L’endometriosi è malattia cronica e spesso invalidante che interessa in Italia circa 3 milioni di donne. Individuarla però può richiedere anni. Ecco perché
Dolore pelvico, mestruazioni molto dolorose, disturbi gastrointestinalio urinari durante il ciclo e riduzione della fertilità: così si manifesta l’ endometriosi, una malattia con la quale convivono nel mondo duecento milioni di donne. 3 milioni solo nel nostro Paese.
Nei nuovi Lea
L’ endometriosi è una malattia cronica complessa, originata dalla presenza dell’endometrio (tessuto di rivestimento dell’utero) in organi come ovaie, tube, peritoneo, vagina, intestine, dove quindi non dovrebbe essere presente. È una delle cause dell’infertilità (per il 30-40% delle donne che ne se sono affette). Purtroppo ritardo nella diagnosi, informazioni terapeutiche non sempre adeguate e assistenza frammentata riguardano ancora questa malattia, che nei nuovi Lea (Livelli essenziali di assistenza) è stata inserita tra quelle croniche e invalidanti, garantendo così alle donne che ne soffrono in maniera grave l’esenzione per alcune prestazioni. Le terapie per ridurre la sintomatologia dolorosa (trattamenti ormonali, analgesici) rimangono, invece, a carico delle pazienti.
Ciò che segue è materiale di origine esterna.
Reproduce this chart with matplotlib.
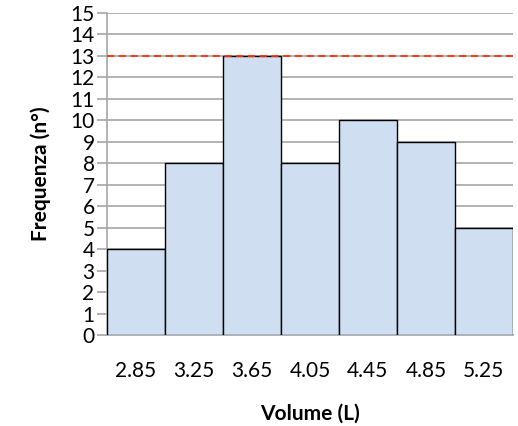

Diagnosi precoce ancora difficile
Secondo Nino Cartabellotta, presidente della Fondazione Gimbe che ha pubblicato la sintesi italiana delle Linee guida del britannico National Institute for Health and Care Excellence (Nice), troppe donne rimangono senza diagnosi per molti anni, con peggioramento della qualità di vita, progressione della malattia e peregrinazioni tra consulti specialistici e indagini diagnostiche non sempre appropriate. Ecco perché la prima grande sfida è diagnosticare quanto prima una malattia spesso non sospettata, identificando precocemente segni e sintomi sin dai primi consulti, in particolare nelle adolescenti.
Linee guida per il trattamento
Le Linee guida del Nice forniscono raccomandazioni cliniche sia per la diagnosi, sia per il trattamento dell’ endometriosi: dai segni e sintomi che generano il sospetto di malattia ai criteri di appropriatezza dei test diagnostici (ecografia, risonanza magnetica, laparoscopia), dalle consulenze specialistiche ai trattamenti (analgesici, terapia ormonale, chirurgia).